Procedura ubiegania się o odszkodowanie przypomina tę, w której sprawca jest znany i posiada aktualne OC, choć jest nieco bardziej skomplikowana.
- W obu przypadkach obowiązkowo musimy wezwać na miejsce policję, która sporządza stosowny protokół, potwierdza też fakt zgłoszonego przez nas zdarzenia oraz stwierdza czy do przedstawionych przez nas uszkodzeń rzeczywiście mogło dojść w wyniku sytuacji, którą opisaliśmy – wyjaśnia Dariusz Puczydłowski z Kancelarii Prawnej Pro Bono.
Gdy sprawca odjechał z miejsca a my zapamiętaliśmy tylko szczątkowe informacje na jego temat - jak kolor czy marka samochodu – nierzadko się zdarza, że policji udaje się zidentyfikować pojazd na podstawie zapisu kamer monitoringu znajdujących się w okolicy. Wówczas, w przypadku wykrycia sprawcy, dochodzimy swoich roszczeń według zwykłego trybu – chyba, że pojazd nie miał aktualnego OC.
Dochodzenie policyjne w sprawie odnalezienia sprawcy trwa 30 dni, jednak w praktyce nie musimy czekać na zakończenie postępowania i w zasadzie od razu możemy wnioskować do Funduszu o wypłatę odszkodowania.
Procedura jest bardziej skomplikowana niż w przypadku zdarzenia gdy sprawca jest znany.

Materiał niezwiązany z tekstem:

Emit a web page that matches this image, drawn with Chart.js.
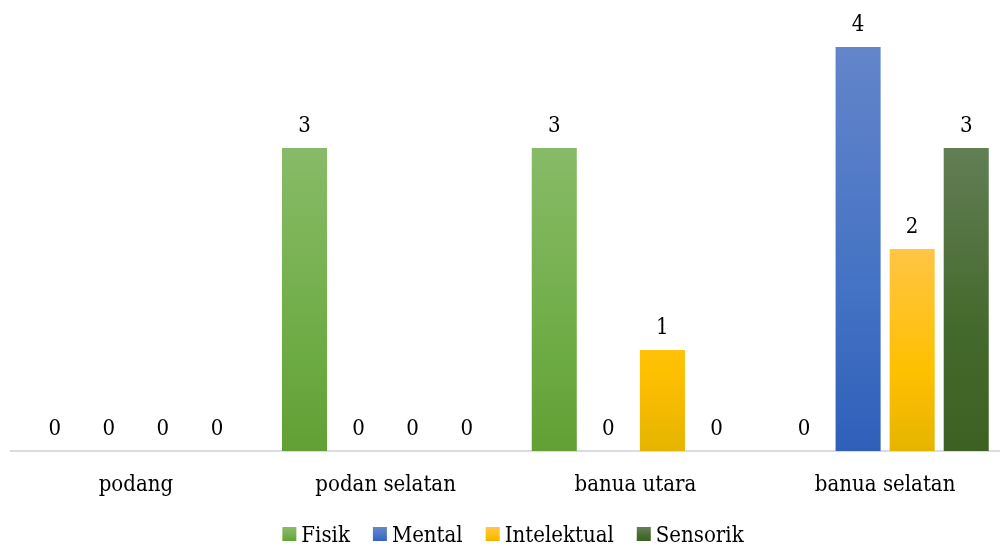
<!DOCTYPE html>
<html>
<head>
<meta charset="utf-8">
<script src="https://cdn.jsdelivr.net/npm/chart.js@4"></script>
<style>
html,body{margin:0;padding:0;background:#fff;overflow:hidden;width:1000px;height:546px;}
#wrap{position:absolute;left:0;top:0;width:1010px;height:546px;}
</style>
</head>
<body>
<div id="wrap"><canvas id="c" width="1010" height="546"></canvas></div>
<script>
const categories = ["podang", "podan selatan", "banua utara", "banua selatan"];
const fisik = [0, 3, 3, 0];
const mental = [0, 0, 0, 4];
const intelektual = [0, 0, 1, 2];
const sensorik = [0, 0, 0, 3];
const seriesNames = ["Fisik", "Mental", "Intelektual", "Sensorik"];
// gradient stops per series: top, middle, bottom
const gradients = [
  ["#88BB68", "#70AD47", "#62A035"],
  ["#6385CA", "#4472C4", "#2F5FB9"],
  ["#FFC545", "#FFC000", "#E6B400"],
  ["#627E55", "#44692C", "#3C6121"]
];
const FONT = "'DejaVu Serif Condensed', 'DejaVu Serif', serif";

function makeGrad(ctx, top, bot, g) {
  const gr = ctx.createLinearGradient(0, top, 0, bot);
  gr.addColorStop(0, g[0]);
  gr.addColorStop(0.6, g[1]);
  gr.addColorStop(1, g[2]);
  return gr;
}

const gradPlugin = {
  id: 'gradPlugin',
  beforeDatasetsDraw(chart) {
    const ctx = chart.ctx;
    chart.data.datasets.forEach((ds, i) => {
      const meta = chart.getDatasetMeta(i);
      meta.data.forEach(el => {
        if (Math.abs(el.base - el.y) < 1) return;
        el.options.backgroundColor = makeGrad(ctx, el.y, el.base, gradients[i]);
      });
    });
  }
};

const labelPlugin = {
  id: 'labelPlugin',
  afterDatasetsDraw(chart) {
    const ctx = chart.ctx;
    ctx.save();
    ctx.font = "22px " + FONT;
    ctx.fillStyle = "#000";
    ctx.textAlign = "center";
    ctx.textBaseline = "middle";
    chart.data.datasets.forEach((ds, i) => {
      const meta = chart.getDatasetMeta(i);
      meta.data.forEach((el, j) => {
        ctx.fillText(String(ds.data[j]), el.x, el.y - 22);
      });
    });
    ctx.restore();
  }
};

// legend drawn at the bottom, series names from the dataset labels
const legendPlugin = {
  id: 'legendPlugin',
  afterDraw(chart) {
    const ctx = chart.ctx;
    ctx.save();
    ctx.font = "22px " + FONT;
    ctx.textBaseline = "middle";
    ctx.textAlign = "left";
    const box = 14, gapText = 5, gapItem = 23, cy = 535;
    const names = chart.data.datasets.map(d => d.label);
    const widths = names.map(n => ctx.measureText(n).width);
    let total = 0;
    widths.forEach((w, i) => { total += box + gapText + w + (i < widths.length - 1 ? gapItem : 0); });
    let x = 513 - total / 2;
    names.forEach((n, i) => {
      ctx.fillStyle = makeGrad(ctx, cy - 7, cy + 7, gradients[i]);
      ctx.fillRect(x, cy - 8, box, box);
      ctx.fillStyle = "#000";
      ctx.fillText(n, x + box + gapText, cy + 1);
      x += box + gapText + widths[i] + gapItem;
    });
    ctx.restore();
  }
};

const dataArrays = [fisik, mental, intelektual, sensorik];
new Chart(document.getElementById('c'), {
  type: 'bar',
  data: {
    labels: categories,
    datasets: seriesNames.map((n, i) => ({
      label: n,
      data: dataArrays[i],
      backgroundColor: gradients[i][1],
      borderWidth: 0,
      categoryPercentage: 0.866,
      barPercentage: 0.833
    }))
  },
  options: {
    responsive: false,
    animation: false,
    layout: { padding: { left: 11, right: 0, top: 47, bottom: 0 } },
    scales: {
      x: {
        grid: { display: false, drawTicks: false },
        border: { display: true, color: '#D9DDE3', width: 2 },
        ticks: { color: '#000', font: { family: FONT, size: 22 }, padding: 21 },
        afterFit(scale) { scale.height = 95; }
      },
      y: { display: false, min: 0, max: 4 }
    },
    plugins: {
      legend: { display: false },
      tooltip: { enabled: false }
    }
  },
  plugins: [gradPlugin, labelPlugin, legendPlugin]
});
</script>
</body>
</html>
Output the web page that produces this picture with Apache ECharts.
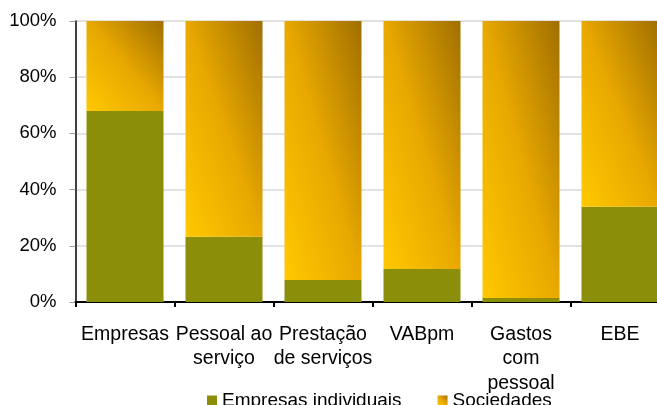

Ubezpieczeniowy Fundusz Gwarancyjny nie posiada własnych likwidatorów szkody. Dlatego musimy tego dokonać za pomocą dowolnego ubezpieczyciela.
Po wyborze ubezpieczyciela, ten w ciągu 30 dni dokonuje likwidacji szkody. Wszystkie dokumenty wraz z wyceną są następnie przesyłane przez towarzystwo ubezpieczeniowe do Funduszu, który na tej podstawie wypłaca nam odszkodowanie ze swoich środków. Oczywiście może się zdarzyć i tak, że Fundusz będzie miał zastrzeżenia co do wyceny szkody wyliczonej przez likwidatora ponieważ uzna, że jest ona zbyt wysoka lub, co rzadziej, zbyt niska. To do Funduszu należy bowiem ostatnie zdanie w tej sprawie. W takim wypadku, od decyzji Funduszu przysługuje nam prawo odwołania jeśli uznamy, że odszkodowanie jest faktycznie zbyt niskie.
Przedawnienia w takich sytuacjach wynoszą 10 lat. W przypadku przestępstw, granicznym terminem jest okres 20 lat.